* [Directions]
Please print exactly the lines below, from the start of the material up to and including the line with "(plus) at (207,126)", but none of the pictures.

* [Given data]
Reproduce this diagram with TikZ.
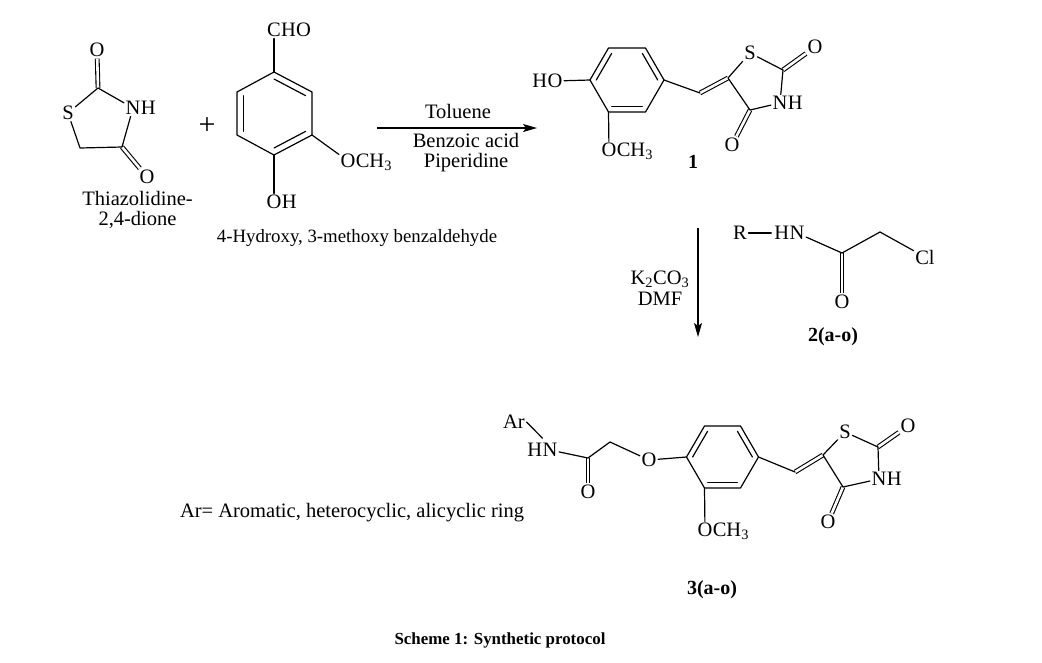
\documentclass[tikz,border=0pt]{standalone}
\usepackage{fontspec}
\setmainfont{Liberation Serif}
\usetikzlibrary{calc,arrows.meta}
\tikzset{
  bond/.style={line width=1.2pt, line cap=round, line join=round},
  dbl/.style={line width=1.1pt, double, double distance=2.6pt},
  atom/.style={inner sep=1.5pt, font=\fontsize{20.5}{24}\selectfont},
  atomr/.style={inner sep=0pt, anchor=base west, font=\fontsize{20.5}{24}\selectfont},
  atoml/.style={inner sep=0pt, anchor=base east, font=\fontsize{20.5}{24}\selectfont},
  txt/.style={inner sep=0pt, font=\fontsize{20.5}{24}\selectfont},
  txt2/.style={inner sep=0pt, align=center, font=\fontsize{20.5}{20}\selectfont},
  smalltxt/.style={inner sep=0pt, font=\fontsize{18.8}{22}\selectfont},
  cmpd/.style={inner sep=0pt, font=\bfseries\fontsize{20}{24}\selectfont},
  arr/.style={line width=1.1pt, -{Stealth[length=14pt,width=8pt,inset=3pt]}},
}
\newcommand{\inb}[3]{\draw[bond] ($(#1)!0.17!(#3)$) -- ($(#2)!0.17!(#3)$);}
\begin{document}
\begin{tikzpicture}[x=1pt,y=-1pt]
\useasboundingbox[fill=white] (0,0) rectangle (1042,662);

% ---------- Thiazolidine-2,4-dione ----------
\coordinate (t2) at (98,88);
\coordinate (t4) at (122,147);
\coordinate (t5) at (80,148);
\node[atom] (to2) at (97,50) {O};
\node[atom] (ts) at (68,113) {S};
\node[atom] (tn) at (133,108) {N};
\node[atomr] (tnh) at ([xshift=-1.5pt]tn.base east) {H};
\node[atom] (to4) at (147,177) {O};
\draw[dbl] (t2) -- (to2);
\draw[dbl] (t4) -- (to4);
\draw[bond] (ts) -- (t2) -- (tn) -- (t4) -- (t5) -- (ts);
\node[txt2] (tname) at (137.5,210) {Thiazolidine-\\2,4-dione};

\node[inner sep=0pt, font=\fontsize{30}{30}\selectfont] (plus) at (207,126) {+};

% ---------- 4-hydroxy-3-methoxybenzaldehyde ----------
\coordinate (a1) at (274,72);
\coordinate (a2) at (312,92);
\coordinate (a3) at (312,135);
\coordinate (a4) at (274,155);
\coordinate (a5) at (237,135);
\coordinate (a6) at (237,92);
\coordinate (ac) at (274.5,113.5);
\draw[bond] (a1) -- (a2) -- (a3) -- (a4) -- (a5) -- (a6) -- cycle;
\inb{a6}{a5}{ac}
\inb{a1}{a2}{ac}
\inb{a3}{a4}{ac}
\node[atom] (acc) at (274,30) {C};
\node[atomr] (acho) at ([xshift=-1.5pt]acc.base east) {HO};
\draw[bond] (a1) -- (acc);
\node[atom] (aoh) at (274,202) {O};
\node[atomr] (aohh) at ([xshift=-1.5pt]aoh.base east) {H};
\draw[bond] (a4) -- (aoh);
\node[atom] (aom) at (348,161) {O};
\node[atomr] (aomc) at ([xshift=-1.5pt]aom.base east) {CH\textsubscript{3}};
\draw[bond] (a3) -- (aom);
\node[smalltxt] (aname) at (357,238) {4-Hydroxy, 3-methoxy benzaldehyde};

% ---------- arrow 1 ----------
\coordinate (r1s) at (377,128);
\coordinate (r1e) at (537,128);
\draw[arr] (r1s) -- (r1e);
\node[txt] (tol) at (458,111) {Toluene};
\node[txt2] (cond) at (466,153) {Benzoic acid\\Piperidine};

% ---------- compound 1 ----------
\coordinate (b1) at (608.5,48);
\coordinate (b2) at (645.5,48);
\coordinate (b3) at (664,80);
\coordinate (b4) at (645.5,112);
\coordinate (b5) at (608.5,112);
\coordinate (b6) at (590,80);
\coordinate (bc) at (627,80);
\draw[bond] (b1) -- (b2) -- (b3) -- (b4) -- (b5) -- (b6) -- cycle;
\inb{b6}{b1}{bc}
\inb{b2}{b3}{bc}
\inb{b4}{b5}{bc}
\node[atom] (bo) at (555,81) {O};
\node[atoml] (boh) at ([xshift=1.5pt]bo.base west) {H};
\draw[bond] (b6) -- (bo);
\node[atom] (bom) at (609,150) {O};
\node[atomr] (bomc) at ([xshift=-1.5pt]bom.base east) {CH\textsubscript{3}};
\draw[bond] (b5) -- (bom);
\coordinate (c7) at (700,93);
\coordinate (c5) at (728,78);
\coordinate (c2) at (783,70);
\coordinate (c4) at (750,110);
\node[atom] (cs) at (750,53) {S};
\node[atom] (co2) at (815,47) {O};
\node[atom] (cn) at (780,103) {N};
\node[atomr] (cnh) at ([xshift=-1.5pt]cn.base east) {H};
\node[atom] (co4) at (732,145) {O};
\draw[dbl] (c7) -- (c5);
\draw[dbl] (c2) -- (co2);
\draw[dbl] (c4) -- (co4);
\draw[bond] (b3) -- (c7);
\draw[bond] (c5) -- (cs) -- (c2) -- (cn) -- (c4) -- (c5);
\node[cmpd] (lab1) at (693,162) {1};

% ---------- arrow 2 ----------
\coordinate (r2s) at (698,228);
\coordinate (r2e) at (698,337);
\draw[arr] (r2s) -- (r2e);
\node[inner sep=0pt, align=center, font=\fontsize{20.5}{21.5}\selectfont] (reag) at (660,288) {K\textsubscript{2}CO\textsubscript{3}\\DMF};

% ---------- reagent 2 ----------
\node[atom] (dr) at (740,233) {R};
\node[atom] (dn) at (797,233) {N};
\node[atoml] (dnh) at ([xshift=1.5pt]dn.base west) {H};
\draw[bond] (dr) -- ([xshift=-3pt]dnh.west);
\coordinate (d1) at (842,253);
\coordinate (d2) at (880,232);
\node[atom] (dcl) at (925,257) {Cl};
\node[atom] (do) at (842,302) {O};
\draw[dbl] (d1) -- (do);
\draw[bond] (dn) -- (d1) -- (d2) -- (dcl);
\node[cmpd] (lab2) at (833,337) {2(a-o)};

% ---------- compound 3 ----------
\node[atom] (ear) at (514,422) {Ar};
\node[atom] (en) at (550,450) {N};
\node[atoml] (enh) at ([xshift=1.5pt]en.base west) {H};
\coordinate (earb) at ([yshift=5pt]enh.north east);
\draw[bond] (ear.east) -- (earb);
\coordinate (e1) at (588,458);
\coordinate (e2) at (610,442);
\node[atom] (eo1) at (588,492) {O};
\node[atom] (eo) at (649,460) {O};
\draw[dbl] (e1) -- (eo1);
\draw[bond] (en) -- (e1) -- (e2) -- (eo);
\coordinate (f1) at (686.5,457);
\coordinate (f2) at (704.5,426);
\coordinate (f3) at (740.5,426);
\coordinate (f4) at (758.5,457);
\coordinate (f5) at (740.5,488);
\coordinate (f6) at (704.5,488);
\coordinate (fc) at (722.5,457);
\draw[bond] (eo) -- (f1);
\draw[bond] (f1) -- (f2) -- (f3) -- (f4) -- (f5) -- (f6) -- cycle;
\inb{f1}{f2}{fc}
\inb{f3}{f4}{fc}
\inb{f5}{f6}{fc}
\node[atom] (fom) at (705,530) {O};
\node[atomr] (fomc) at ([xshift=-1.5pt]fom.base east) {CH\textsubscript{3}};
\draw[bond] (f6) -- (fom);
\coordinate (g1) at (795,472);
\coordinate (g2) at (823,455);
\coordinate (h2) at (878,447);
\coordinate (h4) at (843,487);
\node[atom] (hs) at (845,432) {S};
\node[atom] (ho2) at (908,426) {O};
\node[atom] (hn) at (879,479) {N};
\node[atomr] (hnh) at ([xshift=-1.5pt]hn.base east) {H};
\node[atom] (ho4) at (828,522) {O};
\draw[dbl] (g1) -- (g2);
\draw[dbl] (h2) -- (ho2);
\draw[dbl] (h4) -- (ho4);
\draw[bond] (f4) -- (g1);
\draw[bond] (g2) -- (hs) -- (h2) -- (hn) -- (h4) -- (g2);
\node[cmpd] (lab3) at (712,590) {3(a-o)};

\node[txt] (arnote) at (352,513) {Ar= Aromatic, heterocyclic, alicyclic ring};
\node[inner sep=0pt, font=\bfseries\fontsize{16.9}{20}\selectfont] (caption) at (500,640) {Scheme 1: Synthetic protocol};
\end{tikzpicture}
\end{document}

* [Answer for the task]
Reproduce this diagram with TikZ.
\documentclass[tikz,border=0pt]{standalone}
\usepackage{fontspec}
\setmainfont{Liberation Serif}
\usetikzlibrary{calc,arrows.meta}
\tikzset{
  bond/.style={line width=1.2pt, line cap=round, line join=round},
  dbl/.style={line width=1.1pt, double, double distance=2.6pt},
  atom/.style={inner sep=1.5pt, font=\fontsize{20.5}{24}\selectfont},
  atomr/.style={inner sep=0pt, anchor=base west, font=\fontsize{20.5}{24}\selectfont},
  atoml/.style={inner sep=0pt, anchor=base east, font=\fontsize{20.5}{24}\selectfont},
  txt/.style={inner sep=0pt, font=\fontsize{20.5}{24}\selectfont},
  txt2/.style={inner sep=0pt, align=center, font=\fontsize{20.5}{20}\selectfont},
  smalltxt/.style={inner sep=0pt, font=\fontsize{18.8}{22}\selectfont},
  cmpd/.style={inner sep=0pt, font=\bfseries\fontsize{20}{24}\selectfont},
  arr/.style={line width=1.1pt, -{Stealth[length=14pt,width=8pt,inset=3pt]}},
}
\newcommand{\inb}[3]{\draw[bond] ($(#1)!0.17!(#3)$) -- ($(#2)!0.17!(#3)$);}
\begin{document}
\begin{tikzpicture}[x=1pt,y=-1pt]
\useasboundingbox[fill=white] (0,0) rectangle (1042,662);

% ---------- Thiazolidine-2,4-dione ----------
\coordinate (t2) at (98,88);
\coordinate (t4) at (122,147);
\coordinate (t5) at (80,148);
\node[atom] (to2) at (97,50) {O};
\node[atom] (ts) at (68,113) {S};
\node[atom] (tn) at (133,108) {N};
\node[atomr] (tnh) at ([xshift=-1.5pt]tn.base east) {H};
\node[atom] (to4) at (147,177) {O};
\draw[dbl] (t2) -- (to2);
\draw[dbl] (t4) -- (to4);
\draw[bond] (ts) -- (t2) -- (tn) -- (t4) -- (t5) -- (ts);
\node[txt2] (tname) at (137.5,210) {Thiazolidine-\\2,4-dione};

\node[inner sep=0pt, font=\fontsize{30}{30}\selectfont] (plus) at (207,126) {+};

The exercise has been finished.